Question 3 True / False
If anchor items show differential item functioning (DIF) — performing systematically differently across the two groups being linked — the resulting scale linking will be biased even when IRT calibration is otherwise technically correct.
TTrue
FFalse
Answer: True
DIF in anchor items is one of the most serious threats to equating validity. Anchor items work as reference points precisely because they should function the same way across groups. If an anchor item is systematically easier for one group (perhaps because it references culturally familiar content), it provides a biased reference point, and the linking transformation will shift scores in a way that misrepresents true ability differences. This is why anchor item monitoring using procedures like Stocking-Lord or Haebara methods is a standard step before accepting any scale linking.
Question 4 True / False
In an external anchor design, anchor items should contribute to each examinee's total score in order to provide a valid basis for scale linking.
TTrue
FFalse
Answer: False
This describes the internal anchor design, not the external one. In an external anchor design, the anchor items are administered separately and do not count toward examinees' total scores — they exist solely to bridge the two calibrations. In an internal anchor design, anchor items do contribute to total scores, which has efficiency advantages but requires more careful attention to representativeness. Conflating the two designs is a common confusion in equating discussions.
Question 5 Short Answer
Why must anchor items be representative of the full test's content and difficulty range, rather than just any items shared across forms?
Think about your answer, then reveal below.

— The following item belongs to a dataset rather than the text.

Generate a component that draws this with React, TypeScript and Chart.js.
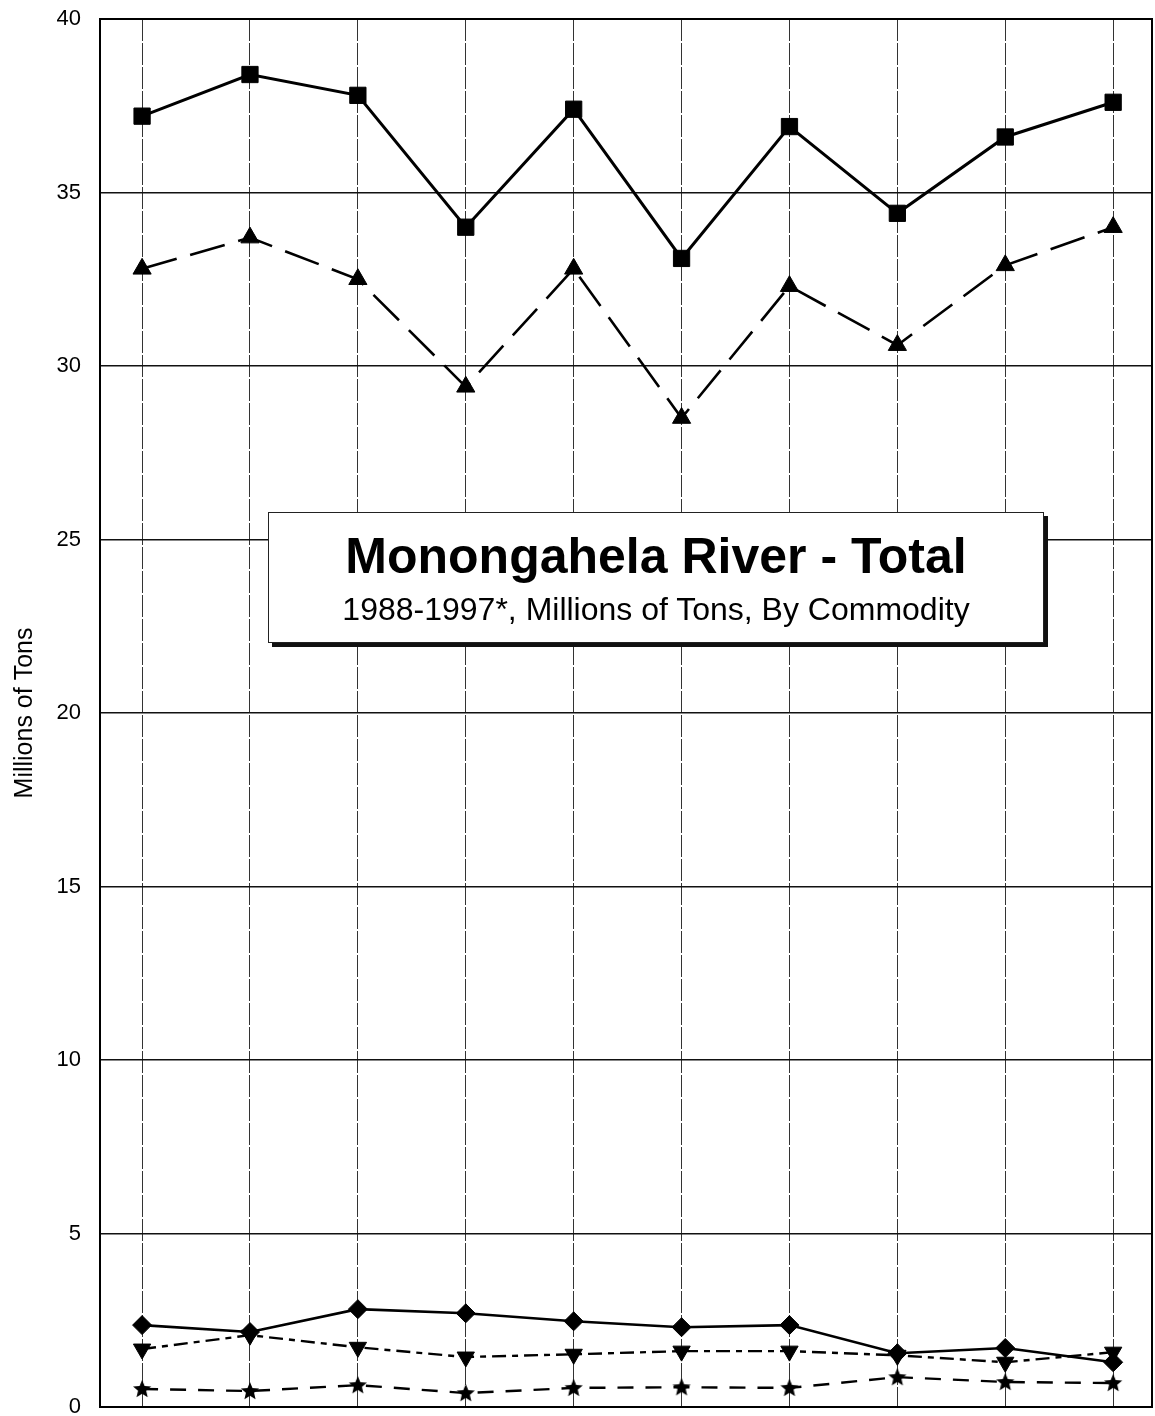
import React, { useEffect, useRef } from "react";
import { Chart, registerables } from "chart.js";

Chart.register(...registerables);

// ---- data ----
const years = [1988, 1989, 1990, 1991, 1992, 1993, 1994, 1995, 1996, 1997];
const totalTons = [37.2, 38.4, 37.8, 34.0, 37.4, 33.1, 36.9, 34.4, 36.6, 37.6];
const coalTons = [32.8, 33.7, 32.5, 29.4, 32.8, 28.5, 32.3, 30.6, 32.9, 34.0];
const commodityATons = [2.36, 2.16, 2.82, 2.7, 2.47, 2.3, 2.36, 1.55, 1.7, 1.29];
const commodityBTons = [1.67, 2.07, 1.72, 1.44, 1.52, 1.61, 1.61, 1.49, 1.29, 1.58];
const commodityCTons = [0.52, 0.46, 0.63, 0.4, 0.55, 0.57, 0.55, 0.86, 0.72, 0.69];
const yTickValues = [0, 5, 10, 15, 20, 25, 30, 35, 40];

const chartTitle = "Monongahela River - Total";
const chartSubtitle = "1988-1997*, Millions of Tons, By Commodity";
const yAxisTitle = "Millions of Tons";

const FONT = "'Liberation Sans', Arial, Helvetica, sans-serif";

function makeStar(size: number): HTMLCanvasElement {
  const c = document.createElement("canvas");
  c.width = size;
  c.height = size;
  const ctx = c.getContext("2d")!;
  const cx = size / 2;
  const cy = size / 2 + 0.5;
  const R = size / 2 - 0.5;
  const r = R * 0.45;
  ctx.beginPath();
  for (let i = 0; i < 10; i++) {
    const rad = i % 2 === 0 ? R : r;
    const a = -Math.PI / 2 + (i * Math.PI) / 5;
    const px = cx + rad * Math.cos(a);
    const py = cy + rad * Math.sin(a);
    if (i === 0) ctx.moveTo(px, py);
    else ctx.lineTo(px, py);
  }
  ctx.closePath();
  ctx.fillStyle = "#000";
  ctx.fill();
  return c;
}

const toPoints = (vals: number[]) => years.map((y, i) => ({ x: y, y: vals[i] }));

const framePlugin = {
  id: "frame",
  beforeDatasetsDraw(chart: any) {
    const { ctx, chartArea } = chart;
    ctx.save();
    ctx.strokeStyle = "#000";
    ctx.lineWidth = 2;
    ctx.strokeRect(chartArea.left, chartArea.top, chartArea.right - chartArea.left, chartArea.bottom - chartArea.top);
    ctx.restore();
  },
};

export default function App() {
  const canvasRef = useRef<HTMLCanvasElement | null>(null);

  useEffect(() => {
    document.body.style.margin = "0";
    const canvas = canvasRef.current;
    if (!canvas) return;
    const star = makeStar(20);
    const chart = new Chart(canvas, {
      type: "line",
      data: {
        datasets: [
          {
            label: "Total",
            data: toPoints(totalTons),
            borderColor: "#000",
            backgroundColor: "#000",
            borderWidth: 3,
            pointStyle: "rect",
            pointRadius: 11.5,
            pointBorderWidth: 1,
            pointBackgroundColor: "#000",
            pointBorderColor: "#000",
          },
          {
            label: "Coal",
            data: toPoints(coalTons),
            borderColor: "#000",
            backgroundColor: "#000",
            borderWidth: 2.6,
            borderDash: [36, 14],
            pointStyle: "triangle",
            pointRadius: 10.5,
            pointBorderWidth: 1,
            pointBackgroundColor: "#000",
            pointBorderColor: "#000",
          },
          {
            label: "Commodity A",
            data: toPoints(commodityATons),
            borderColor: "#000",
            backgroundColor: "#000",
            borderWidth: 2.6,
            pointStyle: "rectRot",
            pointRadius: 9.5,
            pointBorderWidth: 1,
            pointBackgroundColor: "#000",
            pointBorderColor: "#000",
          },
          {
            label: "Commodity B",
            data: toPoints(commodityBTons),
            borderColor: "#000",
            backgroundColor: "#000",
            borderWidth: 2.4,
            borderDash: [14, 6, 6, 6],
            pointStyle: "triangle",
            pointRotation: 180,
            pointRadius: 10,
            pointBorderWidth: 1,
            pointBackgroundColor: "#000",
            pointBorderColor: "#000",
          },
          {
            label: "Commodity C",
            data: toPoints(commodityCTons),
            borderColor: "#000",
            backgroundColor: "#000",
            borderWidth: 2.4,
            borderDash: [16, 12],
            pointStyle: star as any,
            pointRadius: 10,
          },
        ] as any,
      },
      options: {
        responsive: false,
        animation: false,
        devicePixelRatio: 1,
        layout: { autoPadding: false, padding: { top: 19, right: 3, bottom: 9, left: 0 } },
        plugins: {
          legend: { display: false },
          tooltip: { enabled: false },
          title: { display: false },
        },
        elements: { line: { tension: 0 } },
        scales: {
          x: {
            type: "linear",
            min: years[0] - 0.39,
            max: years[years.length - 1] + 0.36,
            afterBuildTicks: (axis: any) => {
              axis.ticks = years.map((v) => ({ value: v }));
            },
            afterFit: (s: any) => {
              s.height = 0;
              s.paddingLeft = 0;
              s.paddingRight = 0;
            },
            ticks: { display: false },
            grid: { color: "#333", lineWidth: 1, drawTicks: false },
            border: { display: false, dash: [22, 2] },
          },
          y: {
            type: "linear",
            min: 0,
            max: 40,
            afterBuildTicks: (axis: any) => {
              axis.ticks = yTickValues.map((v) => ({ value: v }));
            },
            afterFit: (s: any) => {
              s.width = 100;
              s.paddingTop = 0;
              s.paddingBottom = 0;
            },
            ticks: {
              color: "#000",
              font: { family: FONT, size: 22 },
              padding: 19,
            },
            grid: { color: "#111", lineWidth: 1.5, drawTicks: false },
            border: { display: false },
            title: {
              display: true,
              text: yAxisTitle,
              color: "#000",
              font: { family: FONT, size: 25 },
              padding: { top: 10, bottom: 0 },
            },
          },
        },
      } as any,
      plugins: [framePlugin],
    });
    return () => chart.destroy();
  }, []);

  return (
    <div style={{ position: "relative", width: 1155, height: 1416, background: "#fff" }}>
      <canvas ref={canvasRef} width={1155} height={1416} style={{ display: "block" }} />
      <div
        style={{
          position: "absolute",
          left: 268,
          top: 512,
          width: 776,
          height: 131,
          boxSizing: "border-box",
          border: "1.5px solid #222",
          background: "#fff",
          boxShadow: "4px 4px 0 #111",
          fontFamily: FONT,
          color: "#000",
          textAlign: "center",
        }}
      >
        <div style={{ fontSize: 50, fontWeight: "bold", lineHeight: "58px", marginTop: 14 }}>{chartTitle}</div>
        <div style={{ fontSize: 32, lineHeight: "38px", marginTop: 5 }}>{chartSubtitle}</div>
      </div>
    </div>
  );
}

Model answer: Anchor items function as a mini-test used to estimate how the two forms compare in difficulty and content. If anchors only sample one difficulty level or content area, the equating function is calibrated on that narrow slice, and it may misrepresent how the forms compare for examinees whose abilities lie in the unrepresented range. A representative anchor set ensures the linking transformation is valid across the full score range and content domain, not just for the specific subset the anchors happen to measure.
The analogy is calibrating a map using only landmarks from one neighborhood — the alignment may be accurate for that area but distort distances everywhere else. Anchor representativeness is the condition that makes the linking transformation generalizable rather than locally valid, which is why large-scale testing programs invest heavily in anchor item construction and monitoring.